Write out each entry, exactly the way it appears.

◆ **Data supplied**
------------------------

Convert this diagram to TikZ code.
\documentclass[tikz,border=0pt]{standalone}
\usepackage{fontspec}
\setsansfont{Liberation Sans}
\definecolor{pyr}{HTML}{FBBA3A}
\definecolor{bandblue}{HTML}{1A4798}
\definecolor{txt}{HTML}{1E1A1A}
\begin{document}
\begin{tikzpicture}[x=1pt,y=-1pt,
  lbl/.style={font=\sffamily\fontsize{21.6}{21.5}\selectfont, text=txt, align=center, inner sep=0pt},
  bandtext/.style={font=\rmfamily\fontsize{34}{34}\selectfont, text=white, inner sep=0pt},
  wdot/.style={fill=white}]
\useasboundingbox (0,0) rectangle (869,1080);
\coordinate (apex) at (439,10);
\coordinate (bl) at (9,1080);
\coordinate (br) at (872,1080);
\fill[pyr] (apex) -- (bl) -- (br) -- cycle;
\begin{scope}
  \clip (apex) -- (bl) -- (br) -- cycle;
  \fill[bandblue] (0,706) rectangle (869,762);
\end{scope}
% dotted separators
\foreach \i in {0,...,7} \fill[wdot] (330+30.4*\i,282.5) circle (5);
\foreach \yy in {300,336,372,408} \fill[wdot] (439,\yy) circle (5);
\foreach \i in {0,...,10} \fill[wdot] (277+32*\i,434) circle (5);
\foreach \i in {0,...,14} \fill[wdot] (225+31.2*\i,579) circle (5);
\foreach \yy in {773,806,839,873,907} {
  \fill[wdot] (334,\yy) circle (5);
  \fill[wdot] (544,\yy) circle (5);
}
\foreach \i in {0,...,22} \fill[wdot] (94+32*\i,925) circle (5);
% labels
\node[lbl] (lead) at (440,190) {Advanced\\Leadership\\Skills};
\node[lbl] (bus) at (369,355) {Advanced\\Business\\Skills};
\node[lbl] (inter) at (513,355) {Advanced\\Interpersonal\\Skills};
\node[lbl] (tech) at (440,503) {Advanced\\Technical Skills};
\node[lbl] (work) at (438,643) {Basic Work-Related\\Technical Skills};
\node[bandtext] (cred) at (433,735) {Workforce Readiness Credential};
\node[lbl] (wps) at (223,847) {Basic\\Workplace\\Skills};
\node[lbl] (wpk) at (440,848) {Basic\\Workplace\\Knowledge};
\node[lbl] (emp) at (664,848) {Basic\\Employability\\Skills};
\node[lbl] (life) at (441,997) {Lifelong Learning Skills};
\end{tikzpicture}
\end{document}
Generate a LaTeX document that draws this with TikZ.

------------------------

◆ **The result**
Convert this diagram to TikZ code.
\documentclass[tikz,border=0pt]{standalone}
\usepackage{fontspec}
\setsansfont{Liberation Sans}
\definecolor{pyr}{HTML}{FBBA3A}
\definecolor{bandblue}{HTML}{1A4798}
\definecolor{txt}{HTML}{1E1A1A}
\begin{document}
\begin{tikzpicture}[x=1pt,y=-1pt,
  lbl/.style={font=\sffamily\fontsize{21.6}{21.5}\selectfont, text=txt, align=center, inner sep=0pt},
  bandtext/.style={font=\rmfamily\fontsize{34}{34}\selectfont, text=white, inner sep=0pt},
  wdot/.style={fill=white}]
\useasboundingbox (0,0) rectangle (869,1080);
\coordinate (apex) at (439,10);
\coordinate (bl) at (9,1080);
\coordinate (br) at (872,1080);
\fill[pyr] (apex) -- (bl) -- (br) -- cycle;
\begin{scope}
  \clip (apex) -- (bl) -- (br) -- cycle;
  \fill[bandblue] (0,706) rectangle (869,762);
\end{scope}
% dotted separators
\foreach \i in {0,...,7} \fill[wdot] (330+30.4*\i,282.5) circle (5);
\foreach \yy in {300,336,372,408} \fill[wdot] (439,\yy) circle (5);
\foreach \i in {0,...,10} \fill[wdot] (277+32*\i,434) circle (5);
\foreach \i in {0,...,14} \fill[wdot] (225+31.2*\i,579) circle (5);
\foreach \yy in {773,806,839,873,907} {
  \fill[wdot] (334,\yy) circle (5);
  \fill[wdot] (544,\yy) circle (5);
}
\foreach \i in {0,...,22} \fill[wdot] (94+32*\i,925) circle (5);
% labels
\node[lbl] (lead) at (440,190) {Advanced\\Leadership\\Skills};
\node[lbl] (bus) at (369,355) {Advanced\\Business\\Skills};
\node[lbl] (inter) at (513,355) {Advanced\\Interpersonal\\Skills};
\node[lbl] (tech) at (440,503) {Advanced\\Technical Skills};
\node[lbl] (work) at (438,643) {Basic Work-Related\\Technical Skills};
\node[bandtext] (cred) at (433,735) {Workforce Readiness Credential};
\node[lbl] (wps) at (223,847) {Basic\\Workplace\\Skills};
\node[lbl] (wpk) at (440,848) {Basic\\Workplace\\Knowledge};
\node[lbl] (emp) at (664,848) {Basic\\Employability\\Skills};
\node[lbl] (life) at (441,997) {Lifelong Learning Skills};
\end{tikzpicture}
\end{document}
Generate a LaTeX document that draws this with TikZ.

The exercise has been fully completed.